» **RAW DATA**
════════════════════

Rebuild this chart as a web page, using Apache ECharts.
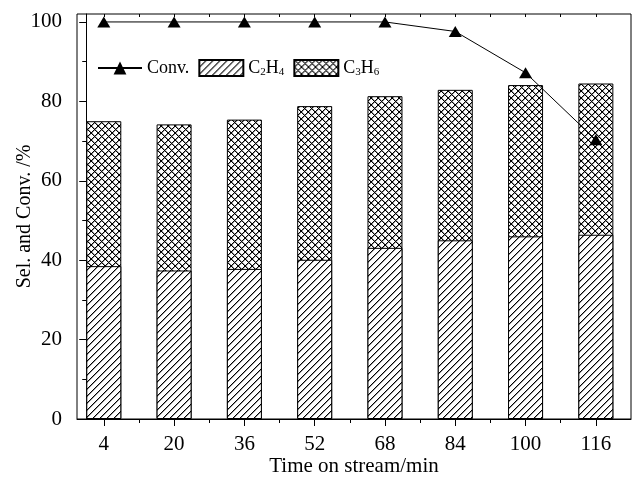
<!DOCTYPE html>
<html>
<head>
<meta charset="utf-8">
<script src="https://cdn.jsdelivr.net/npm/echarts@6/dist/echarts.min.js"></script>
<style>html,body{margin:0;padding:0;background:#fff}#c{width:632px;height:480px}</style>
</head>
<body>
<div id="c"></div>
<script>
// ---- data ----
var times = [4, 20, 36, 52, 68, 84, 100, 116];
var c2h4 = [38.5, 37.4, 37.8, 40.1, 43.1, 45.0, 46.0, 46.4];
var total = [75.0, 74.2, 75.4, 78.8, 81.3, 82.9, 84.1, 84.5]; // C2H4 + C3H6 (top of stacked bar)
var conv = [100, 100, 100, 100, 100, 97.6, 87.2, 70.3];
var yTicks = [0, 20, 40, 60, 80, 100];
var yMinor = [10, 30, 50, 70, 90];
var xMinor = [12, 28, 44, 60, 76, 92, 108];

function pat(kind) {
  var s = 7, cv = document.createElement('canvas');
  cv.width = s; cv.height = s;
  var g = cv.getContext('2d');
  g.fillStyle = '#fff'; g.fillRect(0, 0, s, s);
  for (var i = 0; i < s; i++) {
    g.fillStyle = '#999';
    g.fillRect((i + 1) % s, s - 1 - i, 1, 1);
    if (kind === 'cross') g.fillRect((i + 1) % s, i, 1, 1);
  }
  g.fillStyle = '#000';
  for (var j = 0; j < s; j++) {
    g.fillRect(j, s - 1 - j, 1, 1);
    if (kind === 'cross') g.fillRect(j, j, 1, 1);
  }
  return { image: cv, repeat: 'repeat' };
}

var FONT = 'Liberation Serif';
var TICKFS = 21;
var pair = function (a, b) { return a.map(function (t, i) { return [t, b[i]]; }); };

var chart = echarts.init(document.getElementById('c'), null, { renderer: 'canvas' });
chart.setOption({
  animation: false,
  backgroundColor: '#fff',
  grid: { left: 77, right: 1, top: 14, bottom: 61, outerBoundsMode: 'none', containLabel: false,
          show: true, borderColor: '#000', borderWidth: 1, backgroundColor: 'transparent' },
  legend: {
    left: 92, top: 54, itemWidth: 44, itemHeight: 16, itemGap: 9,
    textStyle: {
      fontFamily: FONT, fontSize: 18, color: '#000',
      rich: {
        n: { fontFamily: FONT, fontSize: 18, color: '#000', lineHeight: 20 },
        s: { fontFamily: FONT, fontSize: 11, color: '#000', lineHeight: 11, verticalAlign: 'bottom' }
      }
    },
    formatter: function (name) {
      if (name === 'C2H4') return '{n|C}{s|2}{n|H}{s|4}';
      if (name === 'C3H6') return '{n|C}{s|3}{n|H}{s|6}';
      return '{n|' + name + '}';
    },
    data: [{ name: 'Conv.' }, { name: 'C2H4', icon: 'rect' }, { name: 'C3H6', icon: 'rect' }]
  },
  xAxis: [
    {
      type: 'value', min: -2.1, max: 124, position: 'bottom',
      name: 'Time on stream/min', nameLocation: 'middle', nameGap: 37, nameMoveOverlap: false,
      nameTextStyle: { fontFamily: FONT, fontSize: 21, color: '#000' },
      axisLine: { show: true, lineStyle: { color: '#000', width: 1 } },
      axisTick: { show: true, inside: false, length: 7, customValues: times, lineStyle: { color: '#000' } },
      axisLabel: { customValues: times, margin: 15, fontFamily: FONT, fontSize: TICKFS, color: '#000' },
      splitLine: { show: false }
    },
    {
      type: 'value', min: -2.1, max: 124, position: 'bottom', gridIndex: 0,
      axisLine: { show: false },
      axisTick: { show: true, length: 4, customValues: xMinor, lineStyle: { color: '#000' } },
      axisLabel: { show: false }, splitLine: { show: false }
    },
    {
      type: 'value', min: -2.1, max: 124, position: 'top', gridIndex: 0,
      axisLine: { show: false },
      axisTick: { show: true, inside: true, length: 3, customValues: times.concat(xMinor), lineStyle: { color: '#000' } },
      axisLabel: { show: false }, splitLine: { show: false }
    }
  ],
  yAxis: [
    {
      type: 'value', min: 0, max: 102,
      name: 'Sel. and Conv. /%', nameLocation: 'middle', nameGap: 42, nameRotate: 90, nameMoveOverlap: false,
      nameTextStyle: { fontFamily: FONT, fontSize: 20, color: '#000' },
      axisLine: { show: true, lineStyle: { color: '#000', width: 1 } },
      axisTick: { show: true, length: 7, customValues: yTicks, lineStyle: { color: '#000' } },
      axisLabel: { customValues: yTicks, margin: 15, fontFamily: FONT, fontSize: TICKFS, color: '#000' },
      splitLine: { show: false }
    },
    {
      type: 'value', min: 0, max: 102, position: 'left',
      axisLine: { show: false },
      axisTick: { show: true, length: 4, customValues: yMinor, lineStyle: { color: '#000' } },
      axisLabel: { show: false }, splitLine: { show: false }
    }
  ],
  series: [
    {
      name: 'C3H6', type: 'bar', barWidth: 35, barGap: '-100%', xAxisIndex: 0, yAxisIndex: 0,
      itemStyle: { color: pat('cross'), borderColor: '#000', borderWidth: 1 },
      data: pair(times, total), z: 2
    },
    {
      name: 'C2H4', type: 'bar', barWidth: 35, barGap: '-100%', xAxisIndex: 0, yAxisIndex: 0,
      itemStyle: { color: pat('diag'), borderColor: '#000', borderWidth: 1 },
      data: pair(times, c2h4), z: 3
    },
    {
      name: 'Conv.', type: 'line', xAxisIndex: 0, yAxisIndex: 0,
      symbol: 'triangle', symbolSize: [13, 11], showSymbol: true,
      lineStyle: { color: '#000', width: 1 },
      itemStyle: { color: '#000' },
      data: pair(times, conv), z: 5
    }
  ]
});
</script>
</body>
</html>
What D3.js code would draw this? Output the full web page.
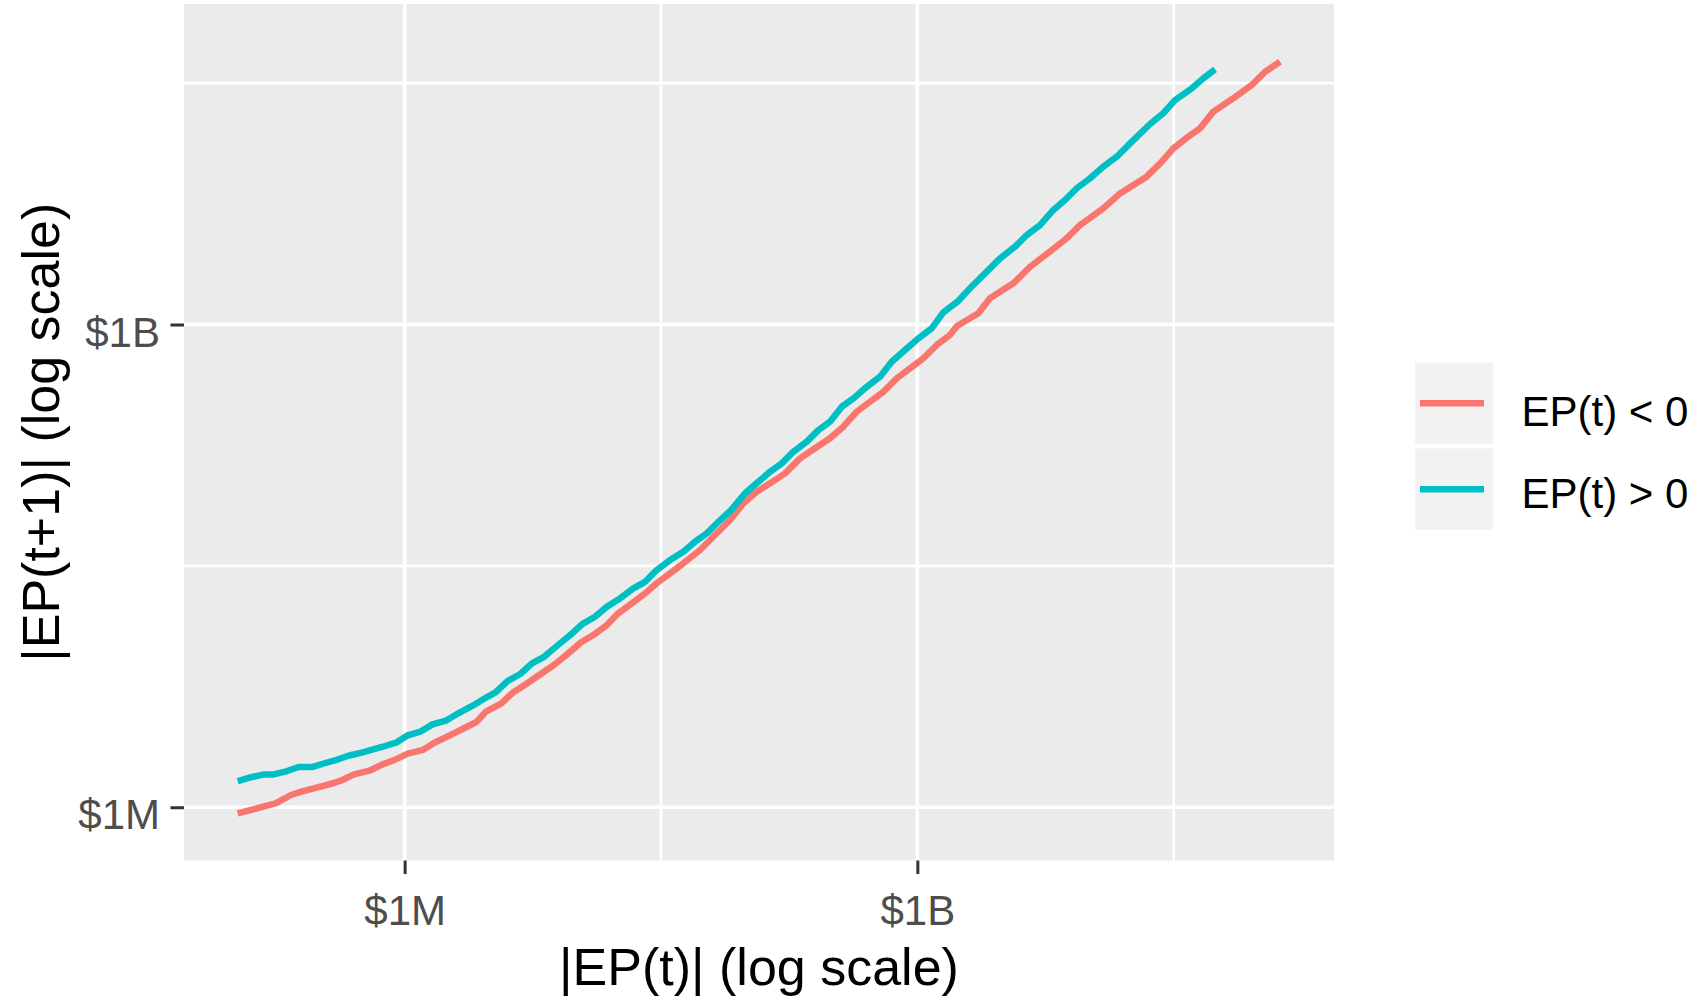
<!DOCTYPE html>
<html>
<head>
<meta charset="utf-8">
<script src="https://cdn.jsdelivr.net/npm/d3@7"></script>
<style>
  body { margin: 0; background: #ffffff; }
  svg text { font-family: "Liberation Sans", Arial, sans-serif; }
</style>
</head>
<body>
<div id="svg"></div>
<script>
// values, as log10 of dollars
var negLogX = [5.023,5.155,5.245,5.335,5.401,5.491,5.581,5.626,5.704,5.793,5.872,5.939,6.018,6.107,6.174,6.264,6.342,6.421,6.476,6.566,6.634,6.707,6.792,6.874,6.950,7.031,7.104,7.183,7.250,7.329,7.407,7.475,7.553,7.631,7.729,7.806,7.904,7.982,8.060,8.138,8.226,8.314,8.401,8.489,8.567,8.645,8.723,8.801,8.880,8.957,9.035,9.114,9.191,9.232,9.357,9.425,9.562,9.660,9.767,9.874,9.952,10.088,10.186,10.342,10.430,10.498,10.584,10.654,10.732,10.849,10.957,11.035,11.122];
var negLogY = [5.962,5.999,6.024,6.076,6.099,6.124,6.149,6.165,6.204,6.227,6.267,6.293,6.333,6.356,6.401,6.447,6.488,6.531,6.594,6.646,6.713,6.763,6.825,6.884,6.949,7.024,7.070,7.132,7.205,7.267,7.329,7.392,7.454,7.516,7.599,7.681,7.785,7.889,7.961,8.013,8.075,8.168,8.231,8.293,8.365,8.458,8.520,8.582,8.666,8.728,8.790,8.873,8.935,8.991,9.070,9.163,9.256,9.359,9.446,9.536,9.618,9.722,9.815,9.919,10.012,10.095,10.167,10.219,10.323,10.406,10.489,10.571,10.633];
var posLogX = [5.023,5.088,5.177,5.233,5.312,5.379,5.458,5.536,5.603,5.671,5.760,5.872,5.950,6.018,6.096,6.163,6.241,6.319,6.398,6.465,6.532,6.602,6.677,6.745,6.816,6.895,6.969,7.041,7.114,7.183,7.260,7.338,7.407,7.475,7.553,7.631,7.699,7.768,7.836,7.910,7.992,8.070,8.138,8.207,8.274,8.353,8.421,8.489,8.558,8.626,8.704,8.782,8.850,8.928,9.006,9.084,9.152,9.235,9.308,9.396,9.484,9.572,9.640,9.718,9.796,9.864,9.933,10.011,10.088,10.167,10.245,10.362,10.439,10.508,10.606,10.673,10.742];
var posLogY = [6.163,6.183,6.204,6.204,6.225,6.250,6.250,6.275,6.295,6.320,6.343,6.376,6.401,6.447,6.472,6.515,6.538,6.587,6.631,6.674,6.714,6.784,6.828,6.894,6.935,7.006,7.070,7.140,7.184,7.246,7.298,7.360,7.401,7.474,7.536,7.588,7.650,7.702,7.774,7.847,7.951,8.023,8.085,8.137,8.209,8.272,8.344,8.396,8.489,8.541,8.613,8.676,8.769,8.842,8.914,8.976,9.075,9.142,9.225,9.318,9.411,9.484,9.556,9.618,9.712,9.774,9.847,9.909,9.981,10.043,10.126,10.246,10.313,10.395,10.468,10.530,10.586];

var seriesNames = ["EP(t) < 0", "EP(t) > 0"];
var seriesColours = ["#F8766D", "#00BFC4"];
var majorTicks = [1e6, 1e9];
var majorTickLabels = ["$1M", "$1B"];
var minorTicks = [Math.pow(10, 7.5), Math.pow(10, 10.5)];

var svgWidth = 1703, svgHeight = 1001;
var panelLeft = 184, panelRight = 1334, panelTop = 4, panelBottom = 860.5;
var tickFontSize = 42, titleFontSize = 52;

var divDOM = d3.select("body").select("div#svg");
var svg = divDOM.append("svg")
    .attr("width", svgWidth)
    .attr("height", svgHeight);

var x = d3.scaleLog()
    .domain([Math.pow(10, 4.709), Math.pow(10, 11.438)])
    .range([panelLeft, panelRight]);
var y = d3.scaleLog()
    .domain([Math.pow(10, 5.669), Math.pow(10, 10.992)])
    .range([panelBottom, panelTop]);

function toPoints(lx, ly) {
    return lx.map(function(v, i) {
        return { x: Math.pow(10, v), y: Math.pow(10, ly[i]) };
    });
}
var series = [toPoints(negLogX, negLogY), toPoints(posLogX, posLogY)];

//panel background
svg.append("rect")
    .attr("x", panelLeft)
    .attr("y", panelTop)
    .attr("width", panelRight - panelLeft)
    .attr("height", panelBottom - panelTop)
    .style("fill", "#EBEBEB");

//grid
var grid = svg.append("g").attr("id", "grid");
minorTicks.forEach(function(t) {
    grid.append("line")
        .attr("x1", x(t)).attr("x2", x(t))
        .attr("y1", panelTop).attr("y2", panelBottom)
        .style("stroke", "white").style("stroke-width", 2.6);
    grid.append("line")
        .attr("x1", panelLeft).attr("x2", panelRight)
        .attr("y1", y(t)).attr("y2", y(t))
        .style("stroke", "white").style("stroke-width", 2.6);
});
majorTicks.forEach(function(t) {
    grid.append("line")
        .attr("x1", x(t)).attr("x2", x(t))
        .attr("y1", panelTop).attr("y2", panelBottom)
        .style("stroke", "white").style("stroke-width", 3.6);
    grid.append("line")
        .attr("x1", panelLeft).attr("x2", panelRight)
        .attr("y1", y(t)).attr("y2", y(t))
        .style("stroke", "white").style("stroke-width", 3.6);
});

//lines
var line = d3.line()
    .x(function(d) { return x(d.x); })
    .y(function(d) { return y(d.y); });
var plotArea = svg.append("g").attr("id", "plotArea");
series.forEach(function(s, i) {
    plotArea.append("path")
        .datum(s)
        .attr("d", line)
        .attr("fill", "none")
        .style("stroke", seriesColours[i])
        .style("stroke-width", 6.5)
        .style("stroke-linejoin", "round")
        .style("stroke-linecap", "butt");
});

//x-axis
var xAxis = svg.append("g")
    .attr("transform", "translate(0," + panelBottom + ")")
    .call(d3.axisBottom(x).tickValues(majorTicks)
        .tickFormat(function(d, i) { return majorTickLabels[i]; })
        .tickSize(13.5));
xAxis.select(".domain").remove();
xAxis.selectAll("line").style("stroke", "#333333").style("stroke-width", 3);
xAxis.selectAll("text")
    .attr("y", 925 - panelBottom)
    .attr("dy", null)
    .attr("font-size", tickFontSize)
    .style("font-family", "'Liberation Sans', Arial, sans-serif")
    .attr("fill", "#4D4D4D");

//y-axis
var yAxis = svg.append("g")
    .attr("transform", "translate(" + panelLeft + ",0)")
    .call(d3.axisLeft(y).tickValues(majorTicks)
        .tickFormat(function(d, i) { return majorTickLabels[i]; })
        .tickSize(13.5));
yAxis.select(".domain").remove();
yAxis.selectAll("line").style("stroke", "#333333").style("stroke-width", 3);
yAxis.selectAll("text")
    .attr("x", -24)
    .attr("dy", 21.6)
    .attr("font-size", tickFontSize)
    .style("font-family", "'Liberation Sans', Arial, sans-serif")
    .attr("fill", "#4D4D4D");

//axis titles
svg.append("text")
    .text("|EP(t)| (log scale)")
    .attr("x", (panelLeft + panelRight) / 2)
    .attr("y", 985)
    .attr("font-size", titleFontSize)
    .attr("text-anchor", "middle")
    .attr("fill", "black");
svg.append("text")
    .text("|EP(t+1)| (log scale)")
    .attr("transform", "translate(59," + (panelTop + panelBottom) / 2 + ") rotate(-90)")
    .attr("font-size", titleFontSize)
    .attr("text-anchor", "middle")
    .attr("fill", "black");

//legend
var legend = svg.append("g").attr("id", "legend");
seriesNames.forEach(function(name, i) {
    var top = 362.5 + i * 86;
    legend.append("rect")
        .attr("x", 1415)
        .attr("y", top)
        .attr("width", 78)
        .attr("height", 81.5)
        .style("fill", "#F2F2F2");
    legend.append("line")
        .attr("x1", 1420).attr("x2", 1484)
        .attr("y1", top + 40.8).attr("y2", top + 40.8)
        .style("stroke", seriesColours[i]).style("stroke-width", 6.5);
    legend.append("text")
        .text(name)
        .attr("x", 1521.5)
        .attr("y", 426 + i * 82.3)
        .attr("font-size", tickFontSize)
        .attr("fill", "black");
});
</script>
</body>
</html>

════════════════════

Retype the records above word for word, from their first line through the line containing "var pair = function", and leave out every picture.

Rebuild this chart as a web page, using Apache ECharts.
<!DOCTYPE html>
<html>
<head>
<meta charset="utf-8">
<script src="https://cdn.jsdelivr.net/npm/echarts@6/dist/echarts.min.js"></script>
<style>html,body{margin:0;padding:0;background:#fff}#c{width:632px;height:480px}</style>
</head>
<body>
<div id="c"></div>
<script>
// ---- data ----
var times = [4, 20, 36, 52, 68, 84, 100, 116];
var c2h4 = [38.5, 37.4, 37.8, 40.1, 43.1, 45.0, 46.0, 46.4];
var total = [75.0, 74.2, 75.4, 78.8, 81.3, 82.9, 84.1, 84.5]; // C2H4 + C3H6 (top of stacked bar)
var conv = [100, 100, 100, 100, 100, 97.6, 87.2, 70.3];
var yTicks = [0, 20, 40, 60, 80, 100];
var yMinor = [10, 30, 50, 70, 90];
var xMinor = [12, 28, 44, 60, 76, 92, 108];

function pat(kind) {
  var s = 7, cv = document.createElement('canvas');
  cv.width = s; cv.height = s;
  var g = cv.getContext('2d');
  g.fillStyle = '#fff'; g.fillRect(0, 0, s, s);
  for (var i = 0; i < s; i++) {
    g.fillStyle = '#999';
    g.fillRect((i + 1) % s, s - 1 - i, 1, 1);
    if (kind === 'cross') g.fillRect((i + 1) % s, i, 1, 1);
  }
  g.fillStyle = '#000';
  for (var j = 0; j < s; j++) {
    g.fillRect(j, s - 1 - j, 1, 1);
    if (kind === 'cross') g.fillRect(j, j, 1, 1);
  }
  return { image: cv, repeat: 'repeat' };
}

var FONT = 'Liberation Serif';
var TICKFS = 21;
var pair = function (a, b) { return a.map(function (t, i) { return [t, b[i]]; }); };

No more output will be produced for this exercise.